The provided definitions allow positioning digital design as a subset of the graphic one, which focuses on digital media. While this division is justified, it is more common today to perceive digital and graphic design as two separate areas. Given the differences in practice, work tools, job duties, etc., this position is reasonable. Do you feel even more confused now? The following sections explain how the two areas of design are applied and what tools they use.

Similarities

The two types of design overlap in some areas, and creative thinking is one of them. Both digital and graphic artists use their creative skills and vision to communicate information and ideas through visual forms. In both instances, these professionals seek to make sure that the visual products they create are aesthetically appealing, relevant, understandable, and easy to remember and recognize. These principles apply equally to websites, logos, ads, etc.

Another similarity lies in the freedom to make creative choices and own the products of one’s work. Both graphic and digital artists often have clear instructions from clients about the product. It means they work within certain creative limits. After the work is complete, the client gains full control of how it’s used.

Sometimes, digital and graphic designers use the same tools in their work. These may include animation, software (e.g., Photoshop), Pantone colors, etc. However, this is where similarities end and differences begin.

Differences

Graphic and digital design differ in four main areas. These include tools, the use of analytics, interaction vs. statics, and spheres of application.

Tools

Digital designers cannot exist without digital tools, such as computers, software, 3D modeling programs, etc. They work for digital and with digital in mind. To compare, graphic designers can easily complete the task with a pencil and a piece of paper at their disposal.
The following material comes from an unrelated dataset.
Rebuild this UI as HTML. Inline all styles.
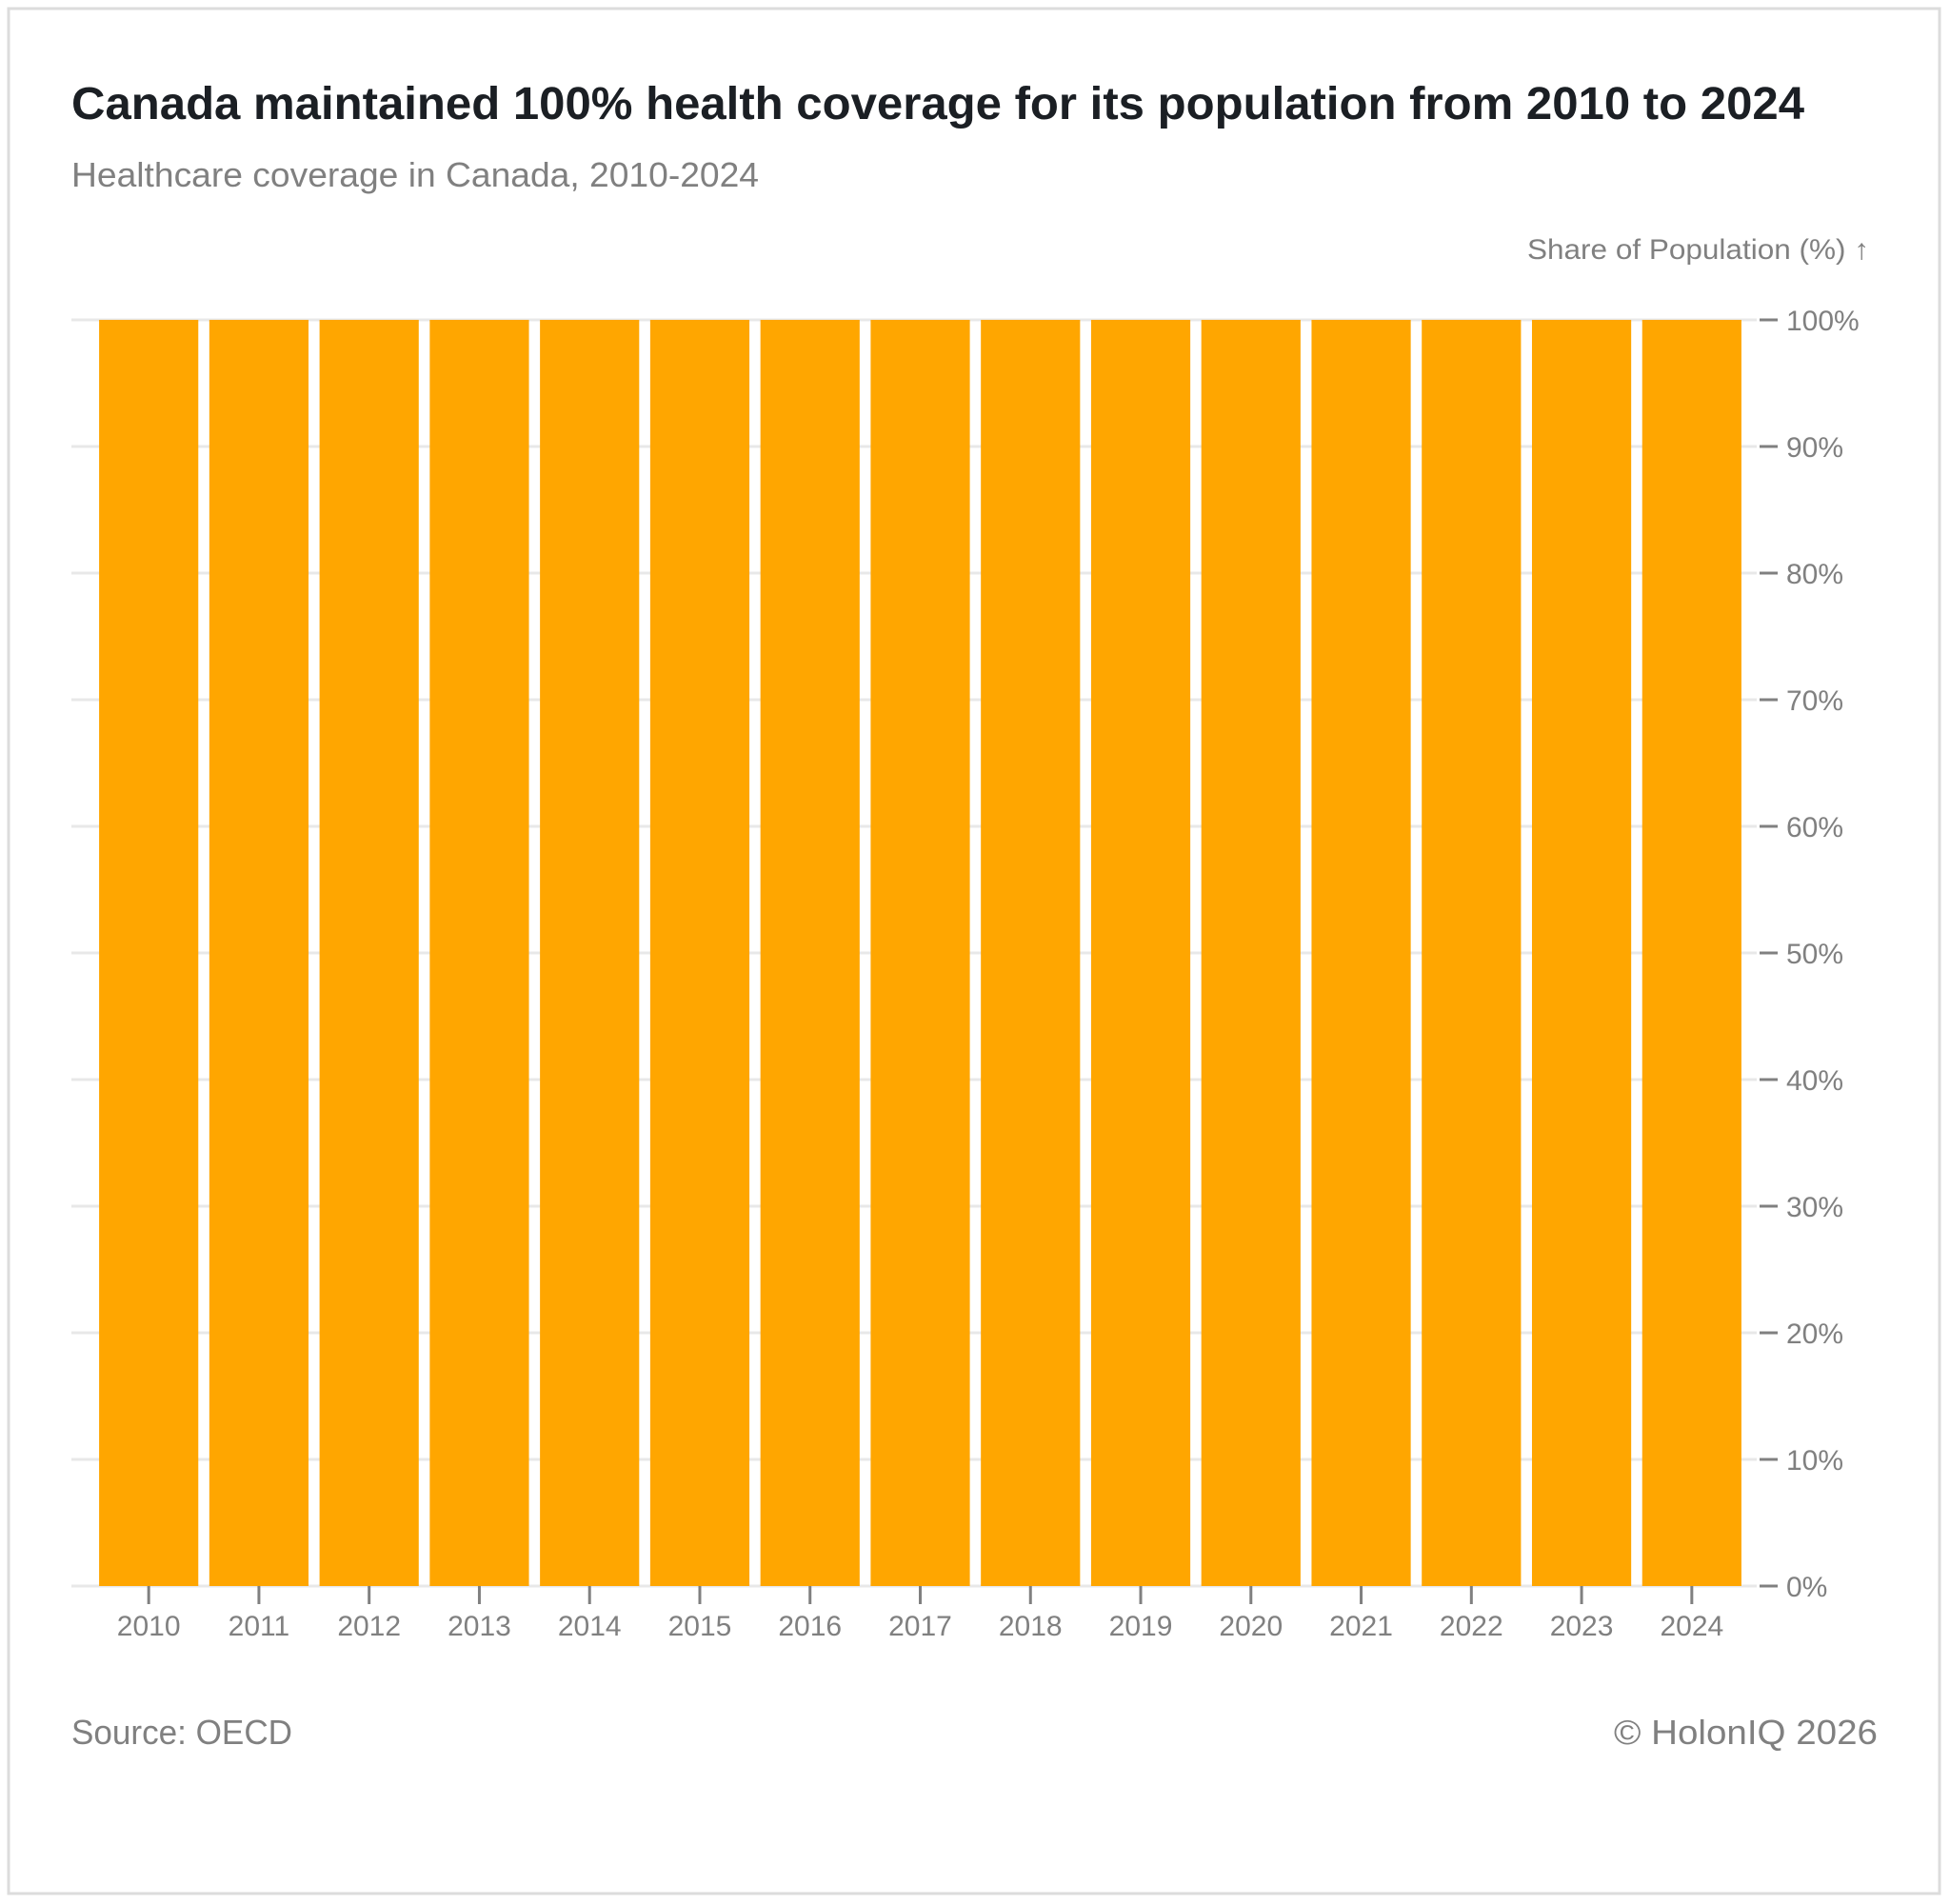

Moreover, professionals working in digital design often need to know the code to work in the UI and UX design fields. They are trained in using different languages, including JavaScript, HTML5, and CSS3. While graphic designers can have the same skills, these are a rather useful addition to their work than an absolute necessity.

Application of Analytics

Next, digital designers can use statistics to adjust their practices. They track viewing stats, clicks, likes, and other data types to know how customers respond to their products. Graphic designers have no such data at hand, as it is practically impossible to measure systematically and objectively how people respond to print design. Thus, graphic designers rely more on their intuition, clients’ wishes, and some general understanding of the target audience.

Interactive vs. Static

Digital designers create products that should be visually pleasing and easy to interact with. In contrast, graphic designers focus on aesthetics more. For instance, digital designers working in UI/UX design are expected to create websites that look and feel right. Their task is to ensure that users can interact with the product without interruptions in all settings. Thus, functionality is as important as creativity for digital artists.

Sphere of Application

One of the major differences to keep in mind relates to the application sphere of design products. Digital designers create things that end up on screens of computers, smartphones, and other digital devices. In contrast, the products of graphic designers’ work are mostly used in print:

  • Leaflets
  • Catalogs
  • Books and print newspapers
  • Advertisements
  • Companies’ logos

Still, it’s a mistake to think that graphic design does not work in the digital sphere. Graphic designers can develop creative visual content for websites, apps, and software. At the same time, they mostly deal with creative solutions and big-picture exploration.

Final Remarks

The art of graphic design is more than 100-year-old. So far, it has managed to adjust to the technical changes such as the emergence of computers, TV, Internet, etc. It may seem like graphic design will soon become a relic of the past. With companies going digital, the role of digital designers has increased considerably. However, while these professionals are certainly in great demand, graphic design will not disappear anytime soon. We are still surrounded by graphic designers’ work products, such as ads, brochures, books, magazines, etc.

At the same time, the overlap between digital and graphic creative processes may become more pronounced as many graphic designers increasingly use digital tools in their projects. Thus, the two design areas enrich each other, allowing artists to come up with innovative design solutions.